André Luiz Buarque Vieira e Silva, Caio José dos Santos Brito, Francisco Paulo Magalhães Simões, Veronica Teichrieb
Voxar Labs – Centro de Informatica, Universidade Federal de Pernambuco, Recife/PE 50740-560, Brazil
arXiv:2105.01677 [physics.comp-ph], (4 May 2021)

@article{Buarque_Vieira_e_Silva_2021,

   title={A fluid simulation system based on the MPS method},

   volume={258},

   ISSN={0010-4655},

   url={http://dx.doi.org/10.1016/j.cpc.2020.107572},

   DOI={10.1016/j.cpc.2020.107572},

   journal={Computer Physics Communications},

   publisher={Elsevier BV},

   author={Buarque Vieira-e-Silva, André Luiz and dos Santos Brito, Caio José and Magalhães Simões, Francisco Paulo and Teichrieb, Veronica},

   year={2021},

   month={Jan},

   pages={107572}

}

Fluid flow simulation is a highly active area with applications in a wide range of engineering problems and interactive systems.

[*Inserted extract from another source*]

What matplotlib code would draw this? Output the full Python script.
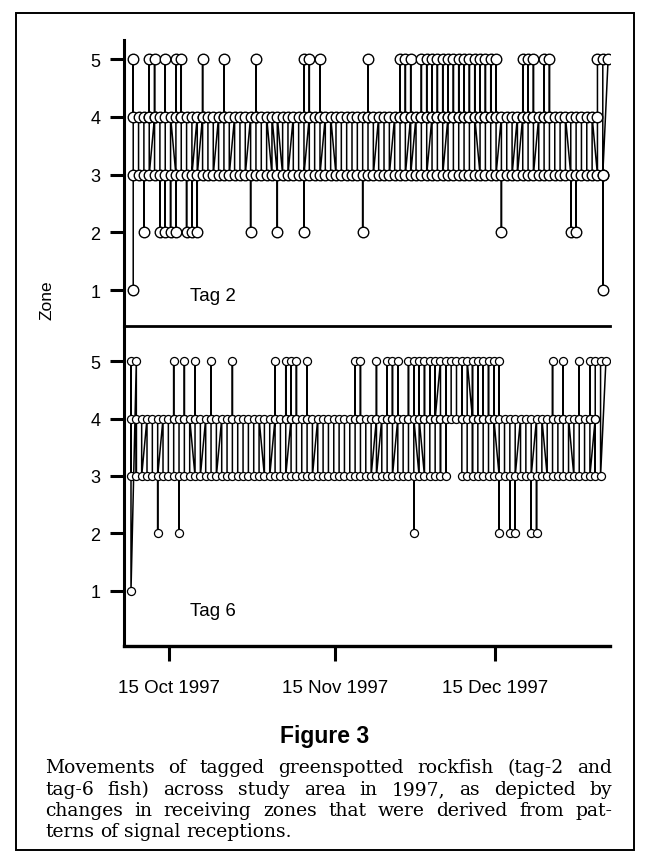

Meshless methods like the Moving Particle Semi-implicit (MPS) are a great alternative to deal efficiently with large deformations and free-surface flow. However, mesh-based approaches can achieve higher numerical precision than particle-based techniques with a performance cost. This paper presents a numerically stable and parallelized system that benefits from advances in the literature and parallel computing to obtain an adaptable MPS method. The proposed technique can simulate liquids using different approaches, such as two ways to calculate the particles’ pressure, turbulent flow, and multiphase interaction. The method is evaluated under traditional test cases presenting comparable results to recent techniques. This work integrates the previously mentioned advances into a single solution, which can switch on improvements, such as better momentum conservation and less spurious pressure oscillations, through a graphical interface. The code is entirely open-source under the GPLv3 free software license. The GPU-accelerated code reached speedups ranging from 3 to 43 times, depending on the total number of particles. The simulation runs at one fps for a case with approximately 200,000 particles.